Chronique

Reks
R.E.K.S. (Rhythmatic Eternal King Supreme)

Showoff Records - 2011

Début 2010, on vous parlait de In Between the Lines, mixtape de Reks censée annoncer la sortie imminente d’un album au titre pompeux, R.E.K.S. (Rhythmatic Eternal King Supreme). Finalement, c’est en mars 2011 que l’opus a fini par arriver. Le Bostonien a même eu l’occasion, entre temps, de sortir un second volume de In Between the Lines. Alors, cette longue attente s’est-elle avérée bénéfique ? L’enjeu est en tout cas simple pour Reks : sortir un troisième album solide en quatre ans après Grey Hairs (2008) et More Grey Hairs (2009), et s’imposer un peu plus comme une valeur sûre du rap de la côte est.

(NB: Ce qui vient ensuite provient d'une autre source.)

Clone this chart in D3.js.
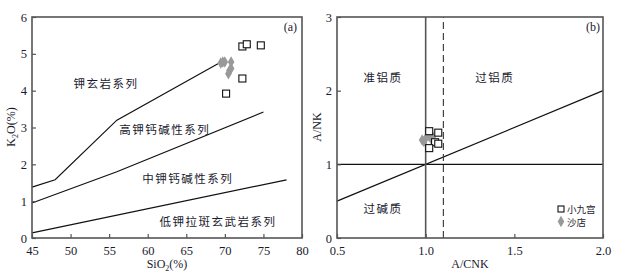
<!DOCTYPE html>
<html>
<head>
<meta charset="utf-8">
<script src="https://cdn.jsdelivr.net/npm/d3@7"></script>
<style>
  body { margin: 0; background: #fff; }
  svg text { font-family: "Liberation Serif", "Times New Roman", serif; fill: #1a1a2e; }
  svg text.cn { font-family: "Noto Sans CJK SC", sans-serif; }
</style>
</head>
<body>
<svg id="chart" width="627" height="273"></svg>
<script>

// Data
// ----

// (a) SiO2 - K2O
var siTicks = [45, 50, 55, 60, 65, 70, 75, 80];
var kTicks = [0, 1, 2, 3, 4, 5, 6];
var shoshoniteLine = [[45, 1.38], [48, 1.58], [56, 3.2], [69.1, 4.73]];
var highKLine = [[45, 0.95], [56, 1.8], [75, 3.42]];
var lowKLine = [[45, 0.14], [78, 1.58]];
var seriesLabels = [
  {text: "钾玄岩系列", si: 54.6, k: 4.2},
  {text: "高钾钙碱性系列", si: 62.2, k: 2.97},
  {text: "中钾钙碱性系列", si: 65.2, k: 1.64},
  {text: "低钾拉斑玄武岩系列", si: 69.1, k: 0.47}
];
var xjgSiK = [[72.27, 5.2], [72.84, 5.26], [74.66, 5.23], [72.27, 4.33], [70.16, 3.92]];
var sdSiK = [[69.47, 4.75], [69.73, 4.78], [69.99, 4.78], [70.81, 4.78], [70.81, 4.6], [70.6, 4.55], [70.46, 4.46]];

// (b) A/CNK - A/NK
var cnkTicks = [0.5, 1.0, 1.5, 2.0];
var nkTicks = [0, 1, 2, 3];
var fieldLabels = [
  {text: "准铝质", cnk: 0.76, nk: 2.18},
  {text: "过铝质", cnk: 1.39, nk: 2.18},
  {text: "过碱质", cnk: 0.76, nk: 0.41}
];
var xjgCnkNk = [[1.02, 1.45], [1.071, 1.43], [1.053, 1.3], [1.071, 1.28], [1.02, 1.22]];
var sdCnkNk = [[0.98, 1.33], [0.99, 1.31], [1.0, 1.35], [1.02, 1.38], [1.03, 1.4], [1.03, 1.35], [1.04, 1.37]];
var legendNames = ["小九宫", "沙店"];

var svg = d3.select("#chart");
var frameColor = "#555";
var diamond = d3.symbol().type(d3.symbolDiamond).size(38);

// Shared helpers
// --------------

function frame(g, x, y) {
  var r = x.range(), b = y.range();
  g.append("rect")
    .attr("x", r[0]).attr("y", b[1])
    .attr("width", r[1] - r[0]).attr("height", b[0] - b[1])
    .attr("fill", "none")
    .attr("stroke", frameColor)
    .attr("stroke-width", 1.6);
}

function axes(g, x, y, xTicks, yTicks, xFmt, yFmt) {
  var xa = g.append("g")
    .attr("transform", "translate(0," + y.range()[0] + ")")
    .call(d3.axisBottom(x).tickValues(xTicks).tickSize(-4).tickPadding(8).tickFormat(xFmt));
  var ya = g.append("g")
    .attr("transform", "translate(" + x.range()[0] + ",0)")
    .call(d3.axisLeft(y).tickValues(yTicks).tickSize(-4).tickPadding(5).tickFormat(yFmt));
  [xa, ya].forEach(function (a) {
    a.select(".domain").remove();
    a.selectAll("line").attr("stroke", frameColor).attr("stroke-width", 1.2);
    a.selectAll("text").attr("font-size", 12.5)
      .style("font-family", "'Liberation Serif', serif").attr("fill", "#1a1a2e");
  });
}

function squares(g, x, y, pts) {
  g.selectAll(null).data(pts).enter()
    .append("rect")
    .attr("x", function (d) { return x(d[0]) - 3.5; })
    .attr("y", function (d) { return y(d[1]) - 3.5; })
    .attr("width", 7).attr("height", 7)
    .attr("fill", "#fff").attr("stroke", "#111").attr("stroke-width", 1.1);
}

function diamonds(g, x, y, pts) {
  g.selectAll(null).data(pts).enter()
    .append("path")
    .attr("d", diamond)
    .attr("transform", function (d) { return "translate(" + x(d[0]) + "," + y(d[1]) + ")"; })
    .attr("fill", "#999");
}

// Chart (a)
// ---------

var xa = d3.scaleLinear().domain([45, 80]).range([32, 302]);
var ya = d3.scaleLinear().domain([0, 6]).range([238, 17]);
var ga = svg.append("g");

var line = d3.line()
  .x(function (d) { return xa(d[0]); })
  .y(function (d) { return ya(d[1]); });

[shoshoniteLine, highKLine, lowKLine].forEach(function (l) {
  ga.append("path").attr("d", line(l))
    .attr("fill", "none").attr("stroke", "#111").attr("stroke-width", 1.2);
});

ga.selectAll(".series").data(seriesLabels).enter()
  .append("text")
  .attr("class", "cn")
  .attr("x", function (d) { return xa(d.si); })
  .attr("y", function (d) { return ya(d.k); })
  .attr("text-anchor", "middle")
  .attr("dominant-baseline", "central")
  .attr("font-size", 11.5)
  .attr("letter-spacing", 1.5)
  .text(function (d) { return d.text; });

diamonds(ga, xa, ya, sdSiK);
squares(ga, xa, ya, xjgSiK);
frame(ga, xa, ya);
axes(ga, xa, ya, siTicks, kTicks, d3.format("d"), d3.format("d"));

ga.append("text").attr("x", 297).attr("y", 31).attr("text-anchor", "end")
  .attr("font-size", 12).text("(a)");

var sio2 = ga.append("text").attr("x", 167).attr("y", 268).attr("text-anchor", "middle").attr("font-size", 12);
sio2.append("tspan").text("SiO");
sio2.append("tspan").attr("font-size", 8).attr("dy", 3).text("2");
sio2.append("tspan").attr("dy", -3).text("(%)");

var k2o = ga.append("text").attr("transform", "translate(15,127) rotate(-90)")
  .attr("text-anchor", "middle").attr("font-size", 12);
k2o.append("tspan").text("K");
k2o.append("tspan").attr("font-size", 8).attr("dy", 3).text("2");
k2o.append("tspan").attr("dy", -3).text("O(%)");

// Chart (b)
// ---------

var xb = d3.scaleLinear().domain([0.5, 2.0]).range([337, 603]);
var yb = d3.scaleLinear().domain([0, 3]).range([238, 17]);
var gb = svg.append("g");

// Boundaries
gb.append("line")
  .attr("x1", xb(0.5)).attr("y1", yb(0.5)).attr("x2", xb(2.0)).attr("y2", yb(2.0))
  .attr("stroke", "#111").attr("stroke-width", 1.2);
gb.append("line")
  .attr("x1", xb(0.5)).attr("y1", yb(1)).attr("x2", xb(2.0)).attr("y2", yb(1))
  .attr("stroke", "#111").attr("stroke-width", 1.2);
gb.append("line")
  .attr("x1", xb(1.0)).attr("y1", yb(0)).attr("x2", xb(1.0)).attr("y2", yb(3))
  .attr("stroke", "#555").attr("stroke-width", 1.6);
gb.append("line")
  .attr("x1", xb(1.1)).attr("y1", yb(0)).attr("x2", xb(1.1)).attr("y2", yb(3))
  .attr("stroke", "#444").attr("stroke-width", 1.2)
  .attr("stroke-dasharray", "7,4");

gb.selectAll(".field").data(fieldLabels).enter()
  .append("text")
  .attr("class", "cn")
  .attr("x", function (d) { return xb(d.cnk); })
  .attr("y", function (d) { return yb(d.nk); })
  .attr("text-anchor", "middle")
  .attr("dominant-baseline", "central")
  .attr("font-size", 11.5)
  .attr("letter-spacing", 1.5)
  .text(function (d) { return d.text; });

diamonds(gb, xb, yb, sdCnkNk);
squares(gb, xb, yb, xjgCnkNk);
frame(gb, xb, yb);
axes(gb, xb, yb, cnkTicks, nkTicks, d3.format(".1f"), d3.format("d"));

gb.append("text").attr("x", 600).attr("y", 31).attr("text-anchor", "end")
  .attr("font-size", 12).text("(b)");
gb.append("text").attr("x", 470).attr("y", 268).attr("text-anchor", "middle")
  .attr("font-size", 12).text("A/CNK");
gb.append("text").attr("transform", "translate(321,127) rotate(-90)")
  .attr("text-anchor", "middle").attr("font-size", 12).text("A/NK");

// Legend
// ------
var legend = gb.append("g").attr("transform", "translate(561,209)");
legend.append("rect").attr("x", -3).attr("y", -3).attr("width", 6).attr("height", 6)
  .attr("fill", "#fff").attr("stroke", "#111").attr("stroke-width", 1.1);
legend.append("path").attr("d", diamond).attr("transform", "translate(0,12.5)").attr("fill", "#999");
legend.selectAll(".lg").data(legendNames).enter()
  .append("text")
  .attr("class", "cn")
  .attr("x", 6)
  .attr("y", function (d, i) { return i * 12.5; })
  .attr("dominant-baseline", "central")
  .attr("font-size", 9.5)
  .text(function (d) { return d; });

</script>
</body>
</html>
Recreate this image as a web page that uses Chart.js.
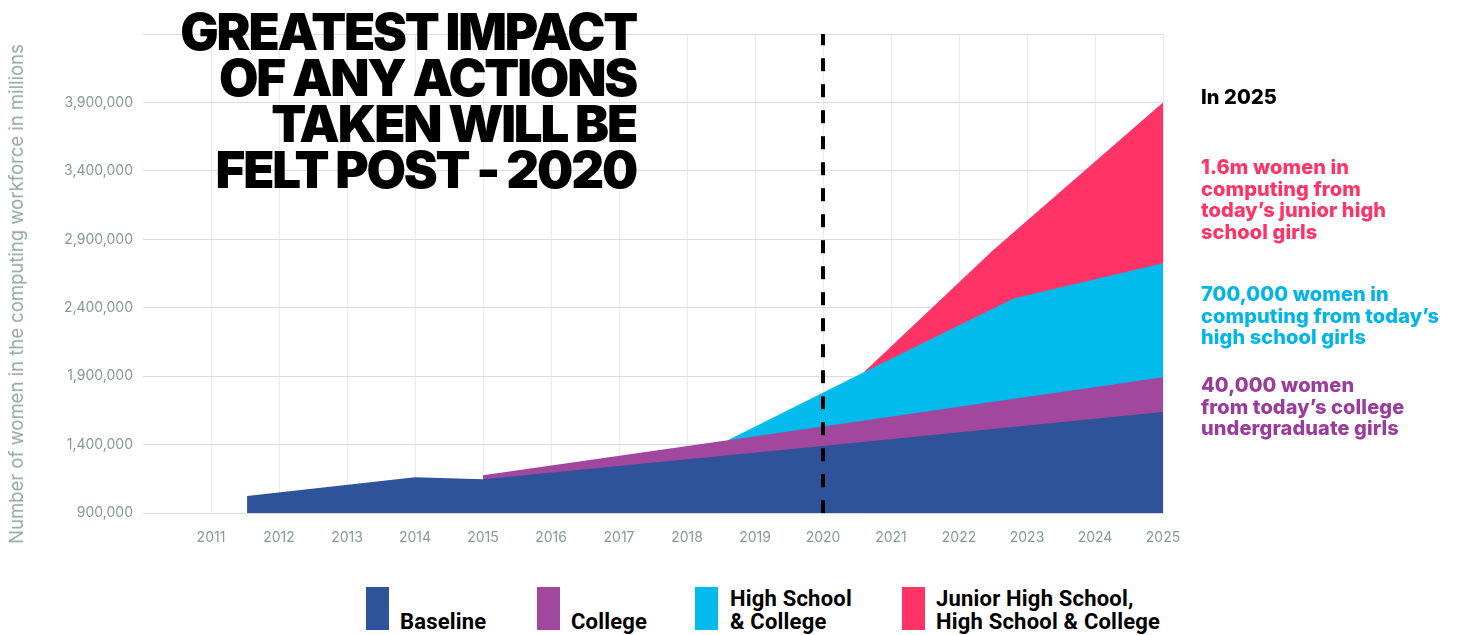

A la vue du tracklisting, on constate d’emblée que le MC s’est donné les moyens de ses ambitions. Pour les beats, aux côtés de Statik Selektah, on trouve notamment DJ Premier, Pete Rock, Hi-Tek ou Alchemist. Un casting glorieux s’il en est. Au micro ce n’est pas mal non plus, avec comme invités Styles P, Lil’ Fame et Termanology. Voilà pour le contexte. Et on rentre très vite dans le vif du sujet, avec « 25th Hour », premier morceau de l’album, produit par Primo. La prod est sèche et solennelle, et Reks apparaît décidé et agressif, histoire de bien nous faire comprendre qu’il n’est pas revenu pour rire. Le titre suivant, « Thin Line » enfonce un peu plus le clou, avec un instru menaçant du Soul Brother #1. Un bon one-two punch Chris Martin/Peter Phillips, même en 2011, ça s’avère diablement efficace. Et R.E.K.S. commence fort, très fort. Peut-être trop. Dur d’enchaîner après ça sans baisse de régime.

Et du coup, ce qui suit parait un peu fade. « Limelight », « Kill’em » et « This or That » manquent quelque peu d’impact pour prolonger ces débuts tonitruants. « Why Cry » met fin à ce petit passage à vide, grâce notamment à la prod vertigineuse d’Alchemist et à la prestation du toujours convaincant Styles P. Malheureusement, c’est une nouvelle légère baisse de niveau qui arrive après, avec des titres toujours convenables, mais auxquels il manque une certaine dimension pour constituer réellement un apport à l’ensemble (« Face Off », « The Wonder Years », « This Is Me »).

Le dernier tiers de l’album est en revanche d’un autre acabit. Le ton se fait plus personnel, l’ambiance plus laid-back et intimiste. Et cela convient visiblement mieux à Reks. Il trouve ici le cadre idéal pour s’illustrer dans son registre, le rap avec les tripes (« The Underdog », « Mascara (The Ugly Truth) »). Le dernier morceau et le bonus track (« Like a Star » et « Self Titled ») offrent une conclusion remarquable, optimiste et lumineuse à l’opus. Et confirment si nécessaire que Statik Selektah peut s’avérer un redoutable beatmaker par moment.

Inévitablement, il y a toujours des temps plus forts que d’autres dans un projet. L’essentiel est de savoir où les placer afin de les mettre en valeur, ainsi que de ne pas regrouper les instants les plus faibles, pour ne pas que l’auditeur ne décroche. De ce point de vue-là, la structure de R.E.K.S. semble ne pas avoir été assez réfléchie. Un départ en boulet de canon, une fin étincelante, et pas grand chose à proposer entre les deux. Alors, certes, en cette époque de dématérialisation de l’industrie du disque, l’album offre d’excellents morceaux, à récupérer pour se faire une version plus concise et homogène de l’opus. C’est peut-être le plus important à l’heure actuelle, et ce qui permettra à Reks de conserver intacte sa réputation de taulier de la scène de Beantown. Mais même si ces titres auront une durée de vie certaine, on ne peut s’empêcher d’être un peu déçu quant à la qualité globale de R.E.K.S.